**REQUIRED WORK**
Retype nothing but the lines from the start of the material up to and including the line with "width=323pt,minimum height=134pt] (B3)". Pictures don't belong in the copy.

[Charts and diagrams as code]
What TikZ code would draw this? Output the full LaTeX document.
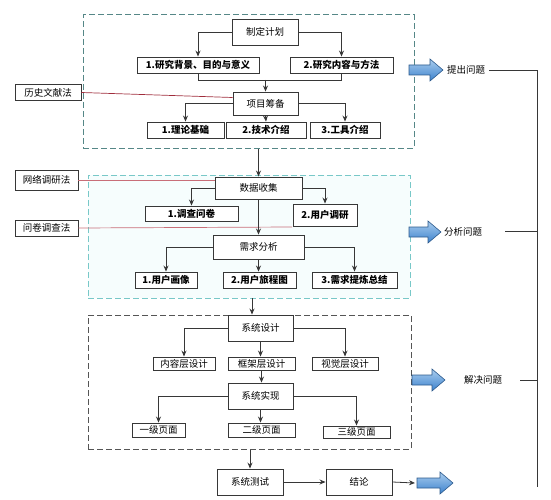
\documentclass[tikz,border=0pt]{standalone}
\usepackage{fontspec}
\setmainfont{Noto Sans CJK SC}
\usetikzlibrary{arrows.meta,calc}
\definecolor{bOne}{RGB}{85,135,135}
\definecolor{bTwo}{RGB}{120,200,200}
\definecolor{bTwoFill}{RGB}{246,253,253}
\definecolor{bThree}{RGB}{85,85,85}
\definecolor{edge}{RGB}{55,55,55}
\definecolor{redA}{RGB}{160,45,60}
\definecolor{redB}{RGB}{200,110,120}
\definecolor{arrTop}{RGB}{170,205,238}
\definecolor{arrBot}{RGB}{60,130,205}
\definecolor{arrEdge}{RGB}{45,90,140}
\newcommand\bluearr[3]{\draw[barrow] (#1,#3-5) -- (#2-13,#3-5) -- (#2-13,#3-11) -- (#2,#3) -- (#2-13,#3+11) -- (#2-13,#3+5) -- (#1,#3+5) -- cycle;}
\begin{document}
\begin{tikzpicture}[x=1pt,y=-1pt,
  every node/.style={inner sep=0pt,font=\fontsize{9.5}{11}\selectfont},
  bx/.style={draw=edge,line width=0.9pt,fill=white},
  sub/.style={bx,font=\fontsize{9.5}{11}\selectfont\bfseries},
  lbl/.style={font=\fontsize{9.5}{11}\selectfont},
  arr/.style={draw=edge,line width=0.8pt,-{Stealth[length=6pt,width=5pt]}},
  ln/.style={draw=edge,line width=0.8pt},
  dboxA/.style={draw=bOne,line width=1pt,dash pattern=on 6pt off 3pt},
  dboxB/.style={draw=bTwo,line width=1pt,dash pattern=on 6pt off 3pt,fill=bTwoFill},
  dboxC/.style={draw=bThree,line width=1pt,dash pattern=on 6pt off 3pt},
  barrow/.style={draw=arrEdge,line width=0.6pt,top color=arrTop,bottom color=arrBot},
  redline/.style={line width=0.7pt}
]
\useasboundingbox (0,0) rectangle (551,500);
% dashed frames
\node[dboxA,minimum width=331pt,minimum height=133pt] (B1) at (248.5,81.5) {};
\node[dboxB,minimum width=322pt,minimum height=123pt] (B2) at (249,236.5) {};
\node[dboxC,minimum width=323pt,minimum height=134pt] (B3) at (249.5,382) {};

% box 1
\node[bx,minimum width=66pt,minimum height=26pt] (jh) at (265,32) {制定计划};
\node[sub,minimum width=122pt,minimum height=16pt] (bj) at (198,65) {1.研究背景、目的与意义};
\node[sub,minimum width=103pt,minimum height=16pt] (nr) at (341.5,65) {2.研究内容与方法};
\node[bx,minimum width=65pt,minimum height=23pt] (xm) at (265.5,103.5) {项目筹备};
\node[sub,minimum width=77pt,minimum height=16pt] (ll) at (185.5,130) {1.理论基础};
\node[sub,minimum width=80pt,minimum height=16pt] (js) at (266,130) {2.技术介绍};
\node[sub,minimum width=70pt,minimum height=16pt] (gj) at (345,130) {3.工具介绍};
\node[bx,minimum width=66pt,minimum height=16pt] (ls) at (48,92.5) {历史文献法};

% box 2
\node[bx,minimum width=87pt,minimum height=22pt] (sj) at (258.5,188) {数据收集};
\node[sub,minimum width=93pt,minimum height=15pt] (dc) at (191.5,213.5) {1.调查问卷};
\node[sub,minimum width=64pt,minimum height=22pt] (yh) at (325,215) {2.用户调研};
\node[bx,minimum width=63pt,minimum height=20pt] (wl) at (46.5,180) {网络调研法};
\node[bx,minimum width=63pt,minimum height=16pt] (wj) at (46.5,228) {问卷调查法};
\node[bx,minimum width=91pt,minimum height=24pt] (xq) at (258.5,247) {需求分析};
\node[sub,minimum width=62pt,minimum height=16pt] (hx) at (166,280) {1.用户画像};
\node[sub,minimum width=73pt,minimum height=16pt] (lc) at (259.5,280) {2.用户旅程图};
\node[sub,minimum width=85pt,minimum height=16pt] (tl) at (354.5,280) {3.需求提炼总结};

% box 3
\node[bx,minimum width=65pt,minimum height=26pt] (xs) at (260.5,328) {系统设计};
\node[bx,minimum width=62pt,minimum height=13pt] (nc) at (184,363.5) {内容层设计};
\node[bx,minimum width=67pt,minimum height=13pt] (kj) at (261.5,363.5) {框架层设计};
\node[bx,minimum width=66pt,minimum height=13pt] (sc) at (345,363.5) {视觉层设计};
\node[bx,minimum width=65pt,minimum height=26pt] (ss) at (260.5,396) {系统实现};
\node[bx,minimum width=53pt,minimum height=14pt] (y1) at (158.5,430) {一级页面};
\node[bx,minimum width=67pt,minimum height=14pt] (y2) at (261.5,430) {二级页面};
\node[bx,minimum width=67pt,minimum height=12pt] (y3) at (356.5,432) {三级页面};
\node[bx,minimum width=66pt,minimum height=26pt] (cs) at (250,482) {系统测试};
\node[bx,minimum width=66pt,minimum height=26pt] (jl) at (359,482) {结论};

% right side labels
\node[lbl] (tc) at (466,70) {提出问题};
\node[lbl] (fx) at (463,232) {分析问题};
\node[lbl] (jj) at (483,380) {解决问题};
\coordinate (r1) at (537,70);
\coordinate (r2) at (537,231);
\coordinate (r3) at (537,380);
\coordinate (r4) at (537,487);
\draw[ln] ([xshift=4pt]tc.east) -- (r1) -- (r4);
\draw[ln] (505,231) -- (r2);
\draw[ln] (520,380) -- (r3);

% block arrows
\bluearr{409}{443}{70}
\bluearr{409}{441}{232}
\bluearr{412}{445}{380}
\bluearr{417}{453}{483}
\coordinate (a4) at (415,483);
\draw[arr] (jl.east) -- (a4);

% red method lines
\draw[redline,draw=redA] (ls.east) -- ([yshift=6pt]xm.west);
\draw[redline,draw=redB] (wl.east) -- ([yshift=8pt]sj.west);
\coordinate (wjend) at (292,227);
\draw[redline,draw=redB] (wj.east) -- (wjend);

% box 1 connectors
\draw[arr] (jh.west) -| (bj.north);
\draw[arr] (jh.east) -| (nr.north);
\coordinate (m1) at (265.5,80);
\draw[ln] (bj.south) |- (m1);
\draw[ln] (nr.south) |- (m1);
\draw[arr] (m1) -- (xm.north);
\draw[arr] (xm.west) -| (ll.north);
\draw[arr] (xm.south) -- (js.north);
\draw[arr] (xm.east) -| (gj.north);

% between boxes
\draw[arr] (sj.north |- B1.south) -- (sj.north);
\coordinate (b2s) at (252,298);
\draw[arr] (b2s) -- (b2s |- xs.north);
\draw[arr] (cs.north |- B3.south) -- (cs.north);

% box 2 connectors
\draw[arr] (sj.west) -| (dc.north);
\draw[arr] (sj.east) -| (yh.north);
\draw[arr] (sj.south) -- (sj.south |- xq.north);
\draw[arr] (xq.west) -| (hx.north);
\draw[arr] (xq.south) -- (xq.south |- lc.north);
\draw[arr] (xq.east) -| (tl.north);

% box 3 connectors
\draw[arr] (xs.west) -| (nc.north);
\draw[arr] (xs.south) -- (xs.south |- kj.north);
\draw[arr] (xs.east) -| (sc.north);
\draw[arr] (kj.south) -- (kj.south |- ss.north);
\draw[arr] (ss.west) -| (y1.north);
\draw[arr] (ss.south) -- (ss.south |- y2.north);
\draw[arr] (ss.east) -| (y3.north);
\draw[arr] (cs.east) -- (jl.west);
\end{tikzpicture}
\end{document}
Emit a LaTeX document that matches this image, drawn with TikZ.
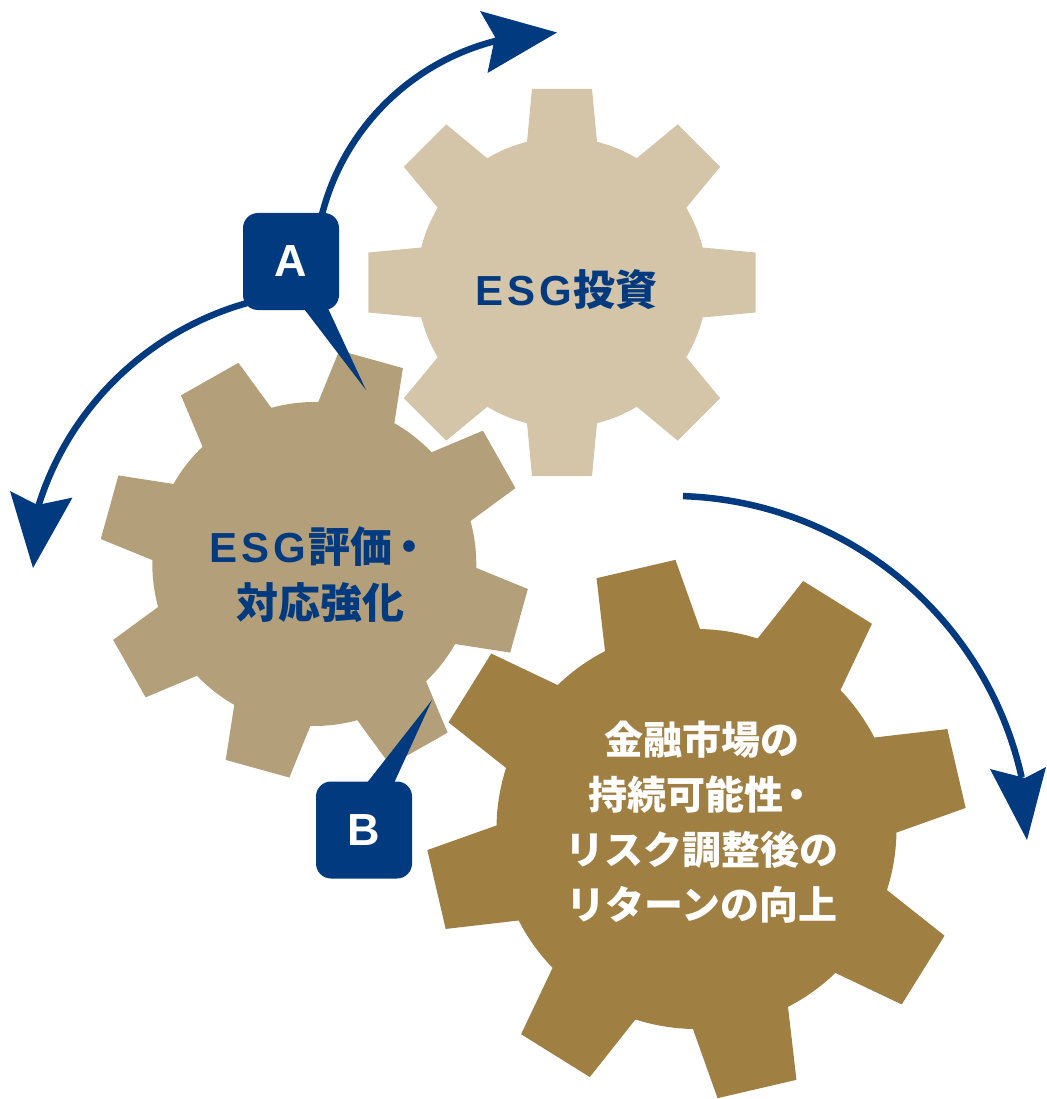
\documentclass[tikz,border=0pt]{standalone}
\usepackage{fontspec}
\newfontfamily\jpfont{Noto Sans CJK JP}
\newfontfamily\latfont{Liberation Sans}
\definecolor{navy}{HTML}{023A80}
\definecolor{gearA}{HTML}{D4C4A8}
\definecolor{gearB}{HTML}{B3A07A}
\definecolor{gearC}{HTML}{A07F43}
\newcommand\drawgear[8]{% cx, cy, R, r, wo, wb, phase, colour
  \pgfmathsetmacro\gbo{asin(#5/#3)}%
  \pgfmathsetmacro\gbb{asin(#6/#4)}%
  \begin{scope}[shift={(#1,-#2)}]
    \fill[#8] (#7-\gbb:#4)
      \foreach \i [evaluate=\i as \t using #7+45*\i] in {0,...,7}{
        -- (\t-\gbo:#3) -- (\t+\gbo:#3) -- (\t+\gbb:#4)
        arc[start angle=\t+\gbb, end angle=\t+45-\gbb, radius=#4]
      } -- cycle;
  \end{scope}}
\newcommand\esgword{{\latfont E\kern4pt S\kern4pt G}\kern2pt}
\tikzset{
  arcline/.style={draw=navy, line width=6.5pt},
  headfill/.style={fill=navy, draw=none},
  tagbox/.style={fill=navy, rounded corners=15pt, minimum width=96pt, minimum height=97pt, inner sep=0pt,
    text=white, font=\latfont\bfseries\fontsize{45}{45}\selectfont},
  darktext/.style={text=navy, align=center, inner sep=0pt, font=\jpfont\bfseries\fontsize{42}{56}\selectfont},
  lighttext/.style={text=white, align=center, inner sep=0pt, font=\jpfont\bfseries\fontsize{39}{55}\selectfont}
}
\begin{document}
\begin{tikzpicture}[x=1pt,y=1pt]
\useasboundingbox (0,0) rectangle (1046,-1099);
\clip (0,0) rectangle (1046,-1099);
% gears
\drawgear{562}{282.5}{196}{145}{30}{35}{0}{gearA}
\drawgear{314.3}{564}{215}{162}{33}{39.5}{29.5}{gearB}
\drawgear{696.5}{829}{270}{200}{40.5}{48.8}{13.1}{gearC}
% arc centres
\coordinate (cu) at (554.6,-273.6);
\coordinate (cl) at (329.6,-596.7);
\coordinate (cr) at (671.1,-854.9);
% arcs
\draw[arcline] ([shift={(cu)}]175:240) arc[start angle=175, end angle=104, radius=240];
\draw[arcline] ([shift={(cl)}]90:305) arc[start angle=90, end angle=163, radius=305];
\draw[arcline] ([shift={(cr)}]88.1:359) arc[start angle=88.1, end angle=12.5, radius=359];
% arrow heads
\coordinate (hu) at (557,-32.5);
\coordinate (hl) at (33,-568);
\coordinate (hr) at (1027,-840);
\fill[headfill] (hu) -- (480,-11) -- (495,-37) -- (487.5,-73) -- cycle;
\fill[headfill] (hl) -- (10,-491) -- (37.5,-505) -- (72.5,-497.6) -- cycle;
\fill[headfill] (hr) -- (990,-769) -- (1025,-778) -- (1046,-767) -- cycle;
% tags
\node[tagbox] (A) at (291,-261.5) {A};
\coordinate (Atip) at (366,-390);
\fill[navy] ([xshift=11pt,yshift=4pt]A.south) -- (Atip) -- ([xshift=36pt,yshift=4pt]A.south) -- cycle;
\node[tagbox] (B) at (364,-830) {B};
\coordinate (Btip) at (432,-700);
\fill[navy] ([xshift=1pt,yshift=-4pt]B.north) -- (Btip) -- ([xshift=29pt,yshift=-4pt]B.north) -- cycle;
% texts
\node[darktext] (t1) at (566.5,-290) {\esgword 投資};
\node[darktext] (t2) at (320,-575) {\esgword 評価\kern-4pt・\\対応強化};
\node[lighttext] (t3) at (702,-822) {金融市場の\\持続可能性\kern-6pt・\\リスク調整後の\\リターンの向上};
\end{tikzpicture}
\end{document}
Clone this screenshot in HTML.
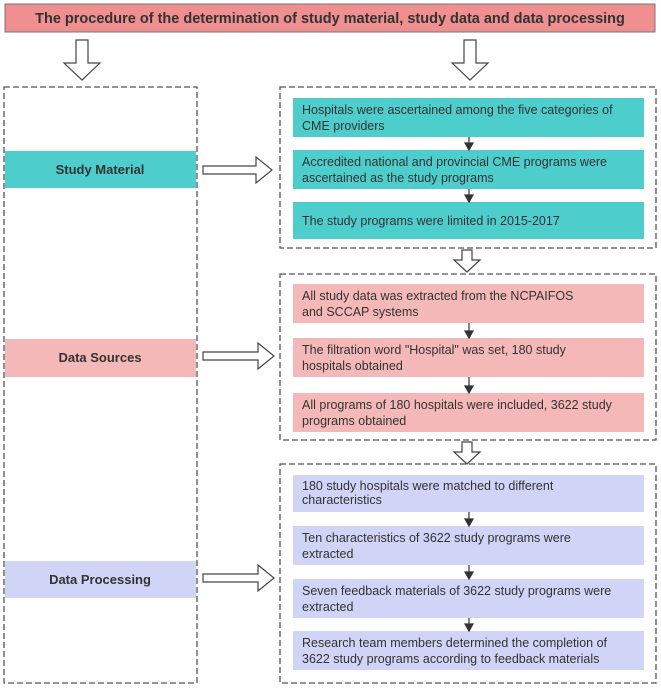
<!DOCTYPE html>
<html><head><meta charset="utf-8"><style>
body{margin:0;background:#fff}
svg text{font-family:"Liberation Sans","DejaVu Sans",sans-serif;fill:#333}
</style></head><body>
<svg width="661" height="687" viewBox="0 0 661 687" xmlns="http://www.w3.org/2000/svg">
<rect x="0" y="0" width="661" height="687" fill="#fff"/>
<rect x="5" y="4" width="650" height="28" fill="#ef8f8f" stroke="#777" stroke-width="1"/>
<text x="330" y="23" font-size="14.5" font-weight="bold" text-anchor="middle" fill="#222">The procedure of the determination of study material, study data and data processing</text>
<g fill="#fff" stroke="#444" stroke-width="1.2">
<path d="M76 40 H88 V63 H100 L82 80 L64 63 H76 Z"/>
<path d="M464 40 H476 V63 H488 L470 80 L452 63 H464 Z"/>
<path d="M462 250 H472 V260 H480 L467 272 L454 260 H462 Z"/>
<path d="M462 442 H472 V452 H480 L467 464 L454 452 H462 Z"/>
<path d="M203 165 H256 V157 H272 L256 184 V176 H203 Z" transform="translate(0,0)" visibility="hidden"/>
<path d="M203 166 H256 V157 L272 170 L256 183 V174 H203 Z"/>
<path d="M203 352 H258 V343 L274 356 L258 369 V360 H203 Z"/>
<path d="M203 574 H258 V565 L274 578 L258 591 V582 H203 Z"/>
</g>
<g fill="none" stroke="#555" stroke-width="1.3" stroke-dasharray="6,3">
<rect x="4" y="87" width="193" height="596"/>
<rect x="280" y="87" width="376" height="161"/>
<rect x="280" y="274" width="376" height="166"/>
<rect x="280" y="464" width="376" height="219"/>
</g>
<rect x="5" y="151" width="191" height="37" fill="#4ecdcd"/>
<text x="100" y="174" font-size="13" font-weight="bold" text-anchor="middle" fill="#222">Study Material</text>
<rect x="5" y="339" width="191" height="38" fill="#f4b8b8"/>
<text x="100" y="362" font-size="13" font-weight="bold" text-anchor="middle" fill="#222">Data Sources</text>
<rect x="5" y="561" width="191" height="37" fill="#d0d4f6"/>
<text x="100" y="584" font-size="13" font-weight="bold" text-anchor="middle" fill="#222">Data Processing</text>
<g font-size="12.5">
<rect x="293" y="98" width="351" height="39" fill="#4ecdcd"/>
<text x="302" y="114">Hospitals were ascertained among the five categories of</text>
<text x="302" y="130">CME providers</text>
<rect x="293" y="150" width="351" height="39" fill="#4ecdcd"/>
<text x="302" y="166">Accredited national and provincial CME programs were</text>
<text x="302" y="182">ascertained as the study programs</text>
<rect x="293" y="202" width="351" height="37" fill="#4ecdcd"/>
<text x="302" y="225">The study programs were limited in 2015-2017</text>

<rect x="293" y="284" width="351" height="39" fill="#f4b8b8"/>
<text x="302" y="300">All study data was extracted from the NCPAIFOS</text>
<text x="302" y="316">and SCCAP systems</text>
<rect x="293" y="338" width="351" height="39" fill="#f4b8b8"/>
<text x="302" y="354">The filtration word "Hospital" was set, 180 study</text>
<text x="302" y="370">hospitals obtained</text>
<rect x="293" y="393" width="351" height="39" fill="#f4b8b8"/>
<text x="302" y="409">All programs of 180 hospitals were included, 3622 study</text>
<text x="302" y="425">programs obtained</text>

<rect x="293" y="475" width="351" height="37" fill="#d0d4f6"/>
<text x="302" y="490">180 study hospitals were matched to different</text>
<text x="302" y="504">characteristics</text>
<rect x="293" y="526" width="351" height="39" fill="#d0d4f6"/>
<text x="302" y="542">Ten characteristics of 3622 study programs were</text>
<text x="302" y="558">extracted</text>
<rect x="293" y="579" width="351" height="39" fill="#d0d4f6"/>
<text x="302" y="595">Seven feedback materials of 3622 study programs were</text>
<text x="302" y="611">extracted</text>
<rect x="293" y="631" width="351" height="39" fill="#d0d4f6"/>
<text x="302" y="647">Research team members determined the completion of</text>
<text x="302" y="663">3622 study programs according to feedback materials</text>
</g>
<g stroke="#333" stroke-width="1.2" fill="#333">
<line x1="469" y1="137" x2="469" y2="144"/><path d="M465 143 H473 L469 150 Z"/>
<line x1="469" y1="189" x2="469" y2="196"/><path d="M465 195 H473 L469 202 Z"/>
<line x1="469" y1="323" x2="469" y2="332"/><path d="M465 331 H473 L469 338 Z"/>
<line x1="469" y1="377" x2="469" y2="387"/><path d="M465 386 H473 L469 393 Z"/>
<line x1="469" y1="512" x2="469" y2="520"/><path d="M465 519 H473 L469 526 Z"/>
<line x1="469" y1="565" x2="469" y2="573"/><path d="M465 572 H473 L469 579 Z"/>
<line x1="469" y1="618" x2="469" y2="625"/><path d="M465 624 H473 L469 631 Z"/>
</g>
</svg>
</body></html>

**TASK RESULT**
What TikZ code would draw this? Output the full LaTeX document.
\documentclass[tikz,border=0pt]{standalone}
\usepackage{fontspec}
\setmainfont{Noto Sans CJK SC}
\usetikzlibrary{arrows.meta,calc}
\definecolor{bOne}{RGB}{85,135,135}
\definecolor{bTwo}{RGB}{120,200,200}
\definecolor{bTwoFill}{RGB}{246,253,253}
\definecolor{bThree}{RGB}{85,85,85}
\definecolor{edge}{RGB}{55,55,55}
\definecolor{redA}{RGB}{160,45,60}
\definecolor{redB}{RGB}{200,110,120}
\definecolor{arrTop}{RGB}{170,205,238}
\definecolor{arrBot}{RGB}{60,130,205}
\definecolor{arrEdge}{RGB}{45,90,140}
\newcommand\bluearr[3]{\draw[barrow] (#1,#3-5) -- (#2-13,#3-5) -- (#2-13,#3-11) -- (#2,#3) -- (#2-13,#3+11) -- (#2-13,#3+5) -- (#1,#3+5) -- cycle;}
\begin{document}
\begin{tikzpicture}[x=1pt,y=-1pt,
  every node/.style={inner sep=0pt,font=\fontsize{9.5}{11}\selectfont},
  bx/.style={draw=edge,line width=0.9pt,fill=white},
  sub/.style={bx,font=\fontsize{9.5}{11}\selectfont\bfseries},
  lbl/.style={font=\fontsize{9.5}{11}\selectfont},
  arr/.style={draw=edge,line width=0.8pt,-{Stealth[length=6pt,width=5pt]}},
  ln/.style={draw=edge,line width=0.8pt},
  dboxA/.style={draw=bOne,line width=1pt,dash pattern=on 6pt off 3pt},
  dboxB/.style={draw=bTwo,line width=1pt,dash pattern=on 6pt off 3pt,fill=bTwoFill},
  dboxC/.style={draw=bThree,line width=1pt,dash pattern=on 6pt off 3pt},
  barrow/.style={draw=arrEdge,line width=0.6pt,top color=arrTop,bottom color=arrBot},
  redline/.style={line width=0.7pt}
]
\useasboundingbox (0,0) rectangle (551,500);
% dashed frames
\node[dboxA,minimum width=331pt,minimum height=133pt] (B1) at (248.5,81.5) {};
\node[dboxB,minimum width=322pt,minimum height=123pt] (B2) at (249,236.5) {};
\node[dboxC,minimum width=323pt,minimum height=134pt] (B3) at (249.5,382) {};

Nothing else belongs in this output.